In fact, for the last three years, the winner of the Green Car Journal's Green Car of the Year has a diesel engine.

This year's winner, the 2010 Audi A3 TDI, gets up to 18 kilometers per liter, making it one of the more fuel efficient, vehicles on the road.

"Looking at gas mileage, it's probably even a tradeoff between hybrids and diesels because conventional diesels - not even in a hybrid vehicle - gets probably about the same gas mileage as a gasoline hybrid," noted Thomas Wallner, a research engineer at Argonne.

Wallner has studied diesel engines, mainly from Europe, to stir development in the United States.

"But certainly it's an alternative here in the U.S. because the market share, especially in the automotive markets, is very low - it's in the single digits, while in Europe it's 50 percent," Wallner added.

Wallner says the challenge in increasing sales in the U.S. is overcoming the stigma associated with diesel. He says lack of infrastructure is another problem.

"One of the issues that we see right now is as the number of diesels increase in the U.S., we realize that not all the gas stations - and we call them gas stations - have diesel for automotive applications, so I think that's something that keeps consumers from buying diesel cars," explained Wallner.

European manufacturers, such as Audi and Volkswagen, make many of the cars the engineers at Argonne are studying. Hillebrand says European brands dominate the U.S. market at the moment due to a lack of interest among American car makers.

"Many of the American based companies make outstanding diesel engines, but they only sell them overseas.
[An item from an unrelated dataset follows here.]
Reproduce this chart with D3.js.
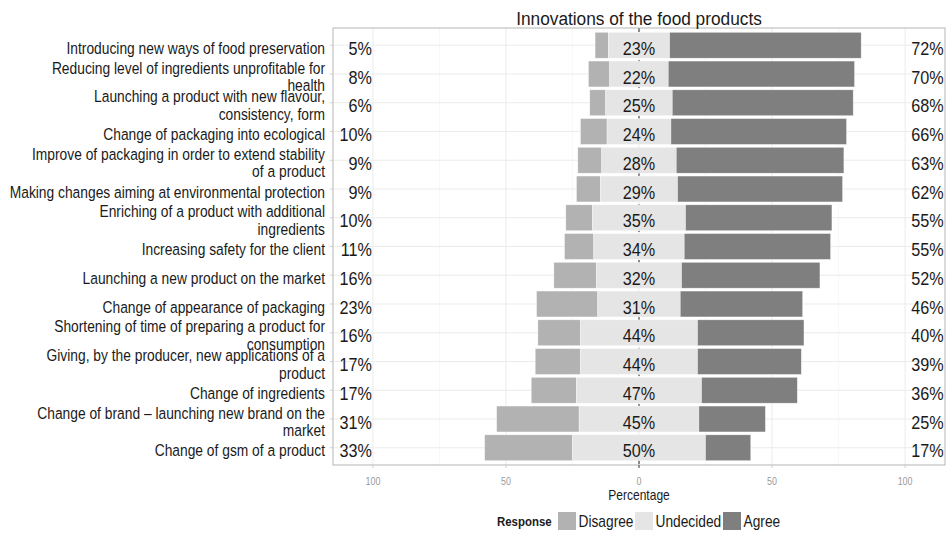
<!DOCTYPE html>
<html>
<head>
<meta charset="utf-8">
<script src="https://cdn.jsdelivr.net/npm/d3@7"></script>
<style>
  html, body { margin: 0; padding: 0; background: #fff; }
  svg { display: block; font-family: "Liberation Sans", Arial, sans-serif; }
</style>
</head>
<body>
<svg id="chart" width="948" height="541"></svg>
<script>
// ---- data ----
const items = [
  "Introducing new ways of food preservation",
  "Reducing level of ingredients unprofitable for\nhealth",
  "Launching a product with new flavour,\nconsistency, form",
  "Change of packaging into ecological",
  "Improve of packaging in order to extend stability\nof a product",
  "Making changes aiming at environmental protection",
  "Enriching of a product with additional\ningredients",
  "Increasing safety for the client",
  "Launching a new product on the market",
  "Change of appearance of packaging",
  "Shortening of time of preparing a product for\nconsumption",
  "Giving, by the producer, new applications of a\nproduct",
  "Change of ingredients",
  "Change of brand – launching new brand on the\nmarket",
  "Change of gsm of a product"
];
const disagree  = [5, 8, 6, 10, 9, 9, 10, 11, 16, 23, 16, 17, 17, 31, 33];
const undecided = [23, 22, 25, 24, 28, 29, 35, 34, 32, 31, 44, 44, 47, 45, 50];
const agree     = [72, 70, 68, 66, 63, 62, 55, 55, 52, 46, 40, 39, 36, 25, 17];
const responses = ["Disagree", "Undecided", "Agree"];
const tickValues = [-100, -50, 0, 50, 100];
const minorTicks = [-75, -25, 25, 75];
const title = "Innovations of the food products";
const xTitle = "Percentage";
const legendTitle = "Response";

// ---- layout ----
const svg = d3.select("#chart");
const panel = { left: 333, right: 945, top: 28, bottom: 465 };
const colors = { Disagree: "#b2b2b2", Undecided: "#e5e5e5", Agree: "#7f7f7f" };

const x = d3.scaleLinear().domain([-115, 115]).range([panel.left, panel.right]);
const y = d3.scalePoint().domain(d3.range(items.length)).range([panel.top, panel.bottom]).padding(0.6);
const step = y.step();
const barH = step * 0.9;

function ctext(g, str, px, py, opts) {
  const t = g.append("text")
    .attr("transform", `translate(${px},${py}) scale(${opts.sx || 1},1)`)
    .attr("text-anchor", opts.anchor || "start")
    .attr("font-size", opts.size)
    .attr("fill", opts.fill || "#1a1a1a")
    .text(str);
  if (opts.weight) t.attr("font-weight", opts.weight);
  return t;
}

// grid
const grid = svg.append("g");
grid.selectAll("line.minor").data(minorTicks).join("line")
  .attr("x1", d => x(d)).attr("x2", d => x(d))
  .attr("y1", panel.top).attr("y2", panel.bottom)
  .attr("stroke", "#f2f2f2").attr("stroke-width", 0.6);
grid.selectAll("line.major").data(tickValues).join("line")
  .attr("x1", d => x(d)).attr("x2", d => x(d))
  .attr("y1", panel.top).attr("y2", panel.bottom)
  .attr("stroke", "#ebebeb").attr("stroke-width", 1);
grid.selectAll("line.h").data(d3.range(items.length)).join("line")
  .attr("x1", panel.left).attr("x2", panel.right)
  .attr("y1", d => y(d)).attr("y2", d => y(d))
  .attr("stroke", "#ebebeb").attr("stroke-width", 1);

// zero dashed line
svg.append("line")
  .attr("x1", x(0)).attr("x2", x(0))
  .attr("y1", panel.top).attr("y2", panel.bottom)
  .attr("stroke", "#222").attr("stroke-width", 1)
  .attr("stroke-dasharray", "4,4");

// bars
const rows = items.map((name, i) => ({ i, d: disagree[i], u: undecided[i], a: agree[i] }));
const bars = svg.append("g");
rows.forEach(r => {
  const segs = [
    { key: "Disagree", x0: -r.u / 2 - r.d, x1: -r.u / 2 },
    { key: "Undecided", x0: -r.u / 2, x1: r.u / 2 },
    { key: "Agree", x0: r.u / 2, x1: r.u / 2 + r.a }
  ];
  bars.selectAll(null).data(segs).join("rect")
    .attr("x", s => x(s.x0))
    .attr("width", s => x(s.x1) - x(s.x0))
    .attr("y", y(r.i) - barH / 2)
    .attr("height", barH)
    .attr("fill", s => colors[s.key])
    .attr("stroke", "#ffffff").attr("stroke-opacity", 0.6).attr("stroke-width", 0.6);
});

// panel border
svg.append("rect")
  .attr("x", panel.left).attr("y", panel.top)
  .attr("width", panel.right - panel.left).attr("height", panel.bottom - panel.top)
  .attr("fill", "none").attr("stroke", "#b5b5b5").attr("stroke-width", 1);

// y ticks
svg.append("g").selectAll("line").data(d3.range(items.length)).join("line")
  .attr("x1", panel.left - 3).attr("x2", panel.left)
  .attr("y1", d => y(d)).attr("y2", d => y(d))
  .attr("stroke", "#cfcfcf");

// percentage labels
const labG = svg.append("g");
rows.forEach(r => {
  const yy = y(r.i) + 9.5;
  ctext(labG, r.d + "%", x(-100) - 1, yy, { size: 18, sx: 0.9, anchor: "end" });
  ctext(labG, r.u + "%", x(0), yy, { size: 18, sx: 0.9, anchor: "middle" });
  ctext(labG, r.a + "%", x(114.5), yy, { size: 18, sx: 0.9, anchor: "end" });
});

// category labels
const catG = svg.append("g");
items.forEach((name, i) => {
  const lines = name.split("\n");
  const rc = y(i);
  if (lines.length === 1) {
    ctext(catG, lines[0], 325, rc + 8.5, { size: 16.5, sx: 0.837, anchor: "end" });
  } else {
    ctext(catG, lines[0], 325, rc - 0.5, { size: 16.5, sx: 0.837, anchor: "end" });
    ctext(catG, lines[1], 325, rc + 17, { size: 16.5, sx: 0.837, anchor: "end" });
  }
});

// x axis
const axG = svg.append("g");
axG.selectAll("line").data(tickValues).join("line")
  .attr("x1", d => x(d)).attr("x2", d => x(d))
  .attr("y1", panel.bottom).attr("y2", panel.bottom + 3)
  .attr("stroke", d => d === 0 ? "#333" : "#cfcfcf");
tickValues.forEach(v => {
  ctext(axG, String(Math.abs(v)), x(v), 485, { size: 10.5, sx: 0.85, anchor: "middle", fill: "#9a9a9a" });
});
ctext(svg, xTitle, x(0), 500, { size: 14, sx: 0.86, anchor: "middle", fill: "#1a1a1a" });

// title
ctext(svg, title, x(0), 25, { size: 18, sx: 0.96, anchor: "middle" });

// legend
const leg = svg.append("g");
ctext(leg, legendTitle, 497, 526, { size: 13, sx: 0.88, anchor: "start", weight: "bold" });
const legItems = [
  { key: "Disagree", bx: 558 },
  { key: "Undecided", bx: 635 },
  { key: "Agree", bx: 723 }
];
legItems.forEach((d, k) => {
  leg.append("rect").attr("x", d.bx).attr("y", 512).attr("width", 18).attr("height", 18)
    .attr("fill", colors[responses[k]]);
  ctext(leg, responses[k], d.bx + 20.5, 527, { size: 16, sx: 0.86, anchor: "start" });
});
</script>
</body>
</html>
They don't actually sell them in North American," said Hillebrand.

Hillebrand says even though diesel still uses fossil fuel to power the engine, it is an important technology that paves the way for eventual energy independence by using less fuel.

"The diesel can give you an extra 30 percent fuel economy, which is a substantial amount of carbon reduction and a substantial amount of cost savings," Hillebrand explained.

He adds that increasing interest in the technology by educating consumers is one way drivers can get behind the wheel of some of the most fuel efficient, and environmentally friendly, vehicles on the road.

U.S. manufacturers have taken notice. Ford has a variety of new diesel vehicles for sale in Europe that it could easily introduce to the U.S. marketplace.